No Indictment…or How to Take the Soul Out of a Person

Grand Jury decision regarding Officer Darren Wilson regarding the killing of Michael Brown in Ferguson, MO: no indictment. I just posted this on a professional listserv, which will remain nameless. I’m probably going to get fired:

I’ve been staring at this new discussion thread for a while now while a blank email reply box stares back at me. My heart aches, my mind struck dumb, my breath taken. I have watched for 2 hours now the coverage of Ferguson. And I shut it all off, then (mistakenly) opened my email, and have read this thread.

I hate posting on this forum so I don’t. Here’s what I’m expecting: a loud, raucous “debate” about the grand jury’s decision, followed by a highly polarizing discussion fueled by not really hidden right v. left wing politics ending in pretty immature name calling coupled with a flurry of people publicly unsubscribing from the listserv. Argue with me about the process I’ve just described, I don’t care. I’ve called it out, and you all know it happens. And I sit there and delete emails while it goes on, just waiting for the thread to die out…And this time I think if I do that, if I stay silent, I will allow an old and tiresome debate (debacle is a better word) rage on, and it will only make the pain of what has occurred greater for myself as well as those of us who really feel what is happening in Ferguson. I’m just not interested in this pain being for nothing, so I’m going to take a stab at this, and apologize upfront for not choosing “pretty” words.

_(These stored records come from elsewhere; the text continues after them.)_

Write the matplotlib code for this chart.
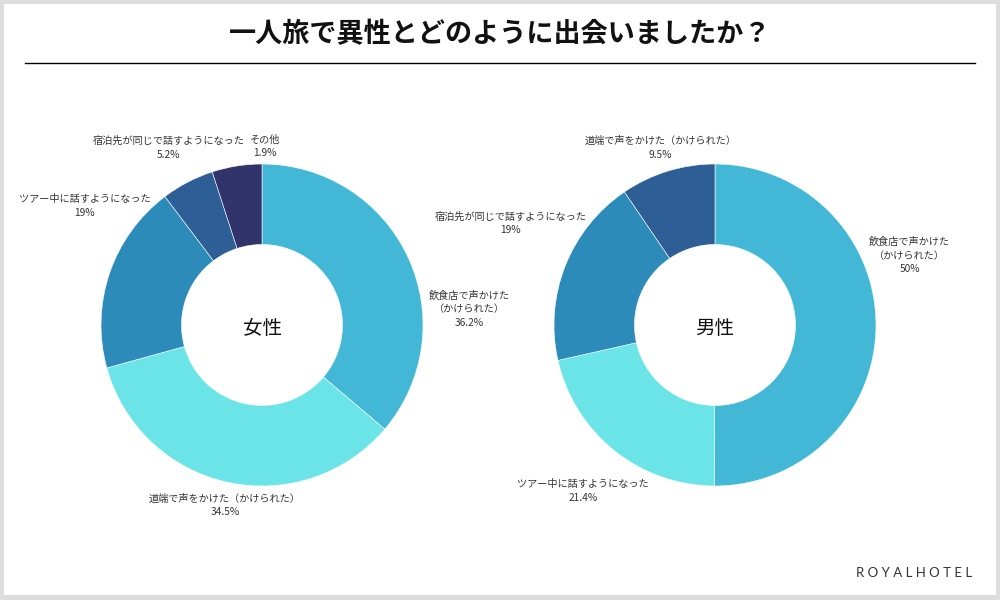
import matplotlib
matplotlib.use("Agg")
import matplotlib.pyplot as plt
from matplotlib.patches import Rectangle

plt.rcParams['font.family'] = ['Noto Sans CJK JP', 'DejaVu Sans']

# data
title = "一人旅で異性とどのように出会いましたか？"

women_labels = ["飲食店で声かけた\n（かけられた）", "道端で声をかけた（かけられた）",
                "ツアー中に話すようになった", "宿泊先が同じで話すようになった", "その他"]
women_pct = ["36.2%", "34.5%", "19%", "5.2%", "1.9%"]
women_share = [36.2, 34.5, 19.0, 5.3, 5.0]   # wedge sizes as drawn

men_labels = ["飲食店で声かけた\n（かけられた）", "ツアー中に話すようになった",
              "宿泊先が同じで話すようになった", "道端で声をかけた（かけられた）"]
men_pct = ["50%", "21.4%", "19%", "9.5%"]
men_share = [50.0, 21.4, 19.0, 9.5]

colors = ["#43b8d6", "#6be4e8", "#2d8bba", "#2e5e96", "#31336b"]

# label layout (in radius units around each pie centre)
women_pos = [(1.29, 0.10), (-0.23, -1.12), (-1.10, 0.74), (-0.58, 1.10), (0.02, 1.11)]
men_pos = [(1.21, 0.43), (-0.82, -1.03), (-1.27, 0.63), (-0.34, 1.10)]

W, H = 1000, 600
R = 161
fig = plt.figure(figsize=(10, 6), dpi=100)
fig.patch.set_facecolor("#dddddd")
fig.patches.append(Rectangle((4 / W, 5 / H), 992 / W, 591 / H, transform=fig.transFigure,
                             facecolor="white", edgecolor="none", zorder=-5))

fig.text(0.5, 1 - 34 / H, title, ha="center", va="center", fontsize=19.5,
         fontweight="bold", color="#111111")
fig.add_artist(plt.Line2D([25 / W, 975 / W], [1 - 63 / H, 1 - 63 / H],
                          transform=fig.transFigure, color="black", lw=1.0))


def draw_donut(cx, cy, shares, labels, pcts, pos, name):
    half = 230
    ax = fig.add_axes([(cx - half) / W, 1 - (cy + half) / H, 2 * half / W, 2 * half / H])
    ax.set_zorder(2)
    lim = half / R
    ax.pie(shares, colors=colors[:len(shares)], startangle=90, counterclock=False,
           radius=1.0, wedgeprops=dict(width=0.5, edgecolor="white", linewidth=0.4))
    ax.set_xlim(-lim, lim)
    ax.set_ylim(-lim, lim)
    ax.set_aspect("equal")
    ax.axis("off")
    for lab, p, (x, y) in zip(labels, pcts, pos):
        ax.text(x, y, lab + "\n" + p, ha="center", va="center", fontsize=7.3,
                color="#333333", linespacing=1.45)
    ax.text(0, -0.02, name, ha="center", va="center", fontsize=14, color="#111111")


draw_donut(262, 325, women_share, women_labels, women_pct, women_pos, "女性")
draw_donut(715, 325, men_share, men_labels, men_pct, men_pos, "男性")

fig.text(972 / W, 1 - 573 / H, "R O Y A L H O T E L", ha="right", va="center",
         fontsize=9.5, color="#333333", family=["Lato", "DejaVu Sans"])

fig.savefig("out.png", dpi=100, facecolor=fig.get_facecolor())
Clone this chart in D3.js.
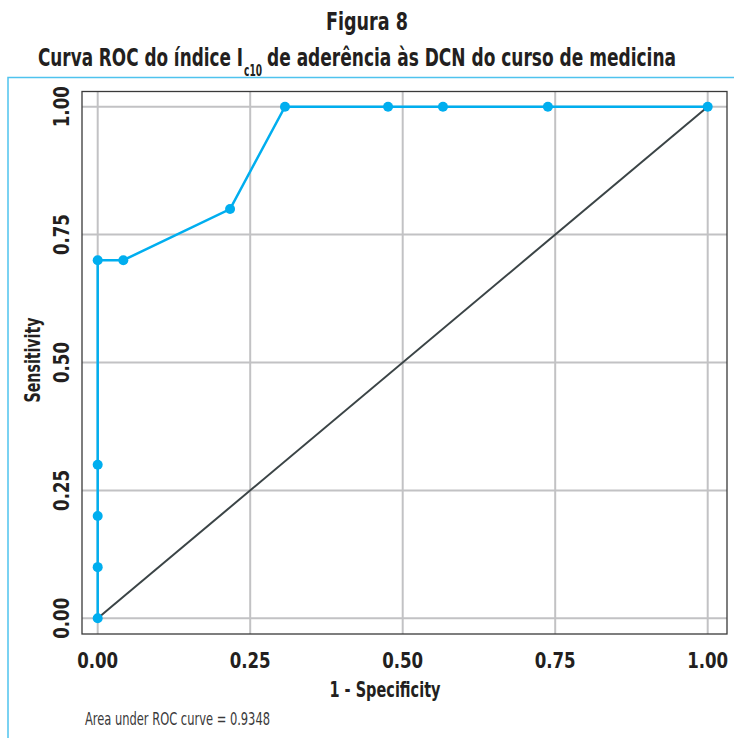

Here’s my backstory: I’m a biracial woman from St. Louis. I grew up there. I know Ferguson, I know the history, I lived it. Racial segregation is alive and well there, we just don’t have signs on the restrooms anymore. But people carry those signs in their hearts. Everyone knows the “white” part of town v. the “black” part. And everyone knows that “white” equals safe, educated, well-off, and protected, whereas “black” means criminal, poor, and don’t be found outside after dark. St. Louis poured racism on me and also taught me how to do it. I’ve spent most of my life undoing it, and I’m not there yet, but I will always fight it. It is no longer a choice for me.

I’m not going to debate the grand jury decision. This really isn’t about that anymore because the decision has been made. I’m not going to look into whether or not “justice” in a legal sense was done because that is also irrelevant. Law and lived experience are often not congruent. So all I’m going to do is share the effect this has on me, someone who now doesn’t live in St. Louis and is watching this from afar, yet living it as though I’m right there in the middle of the smoke bombs. (That is one of the first effects, by the way, that while I sit here safely watching the news, I feel as though I’ve abandoned so many by not being there.)

What’s the biggest effect? This shit hurts. It hurts a lot. I feel a long history of hurt, a history that goes well before I was born and is carried on the backs of so many. A history that also included hopes and dreams of a time when something like this would no longer happen, and because it has happened it makes it hurt even more. It feels helpless, it feels angry, it feels betrayed. What is this hurt? It is the hurt that comes with knowing that whether the decision is “fair” or not is irrelevant. What will happen is many people, most of whom are white, most of whom benefit, knowingly or unknowingly, from the current systems of power existing as they are, will use Ferguson to say, “see, there is no racism. The law is blind,” as well as give more fuel to their arguments that people of color are just complainers, criminals, ungrateful, and whatever other stereotype you want to put in there. And many of these people will also walk away feeling completely unmoved, comfortable in yet again NOT having to confront their own inherited biases because, “hey, we aren’t to blame, you people of color do this to yourselves.” And so the next effect, is that people of color, and in this case the Black community especially, will yet again have their voices silenced, discounted, ignored, removed. And we’ll have to pick ourselves up again and not have a good idea of how to do that, because sometimes we get good examples and most of the time we get bad ones thanks to the limited portrayals we get of ourselves in the media and pretty much everywhere else.

And maybe you’re reading this and not agreeing with my descriptions of privilege or whatever…but what you can’t deny is that I am watching my home get ripped apart. Now try to tell me that the “fairness” of the court decision will make me feel better about that.

I don’t share any of this to try to tell anyone who may still be reading this what to do. I’m just a lone voice trying to yell across all the media bullshit I just witnessed on my television. It’s just my story, that’s all.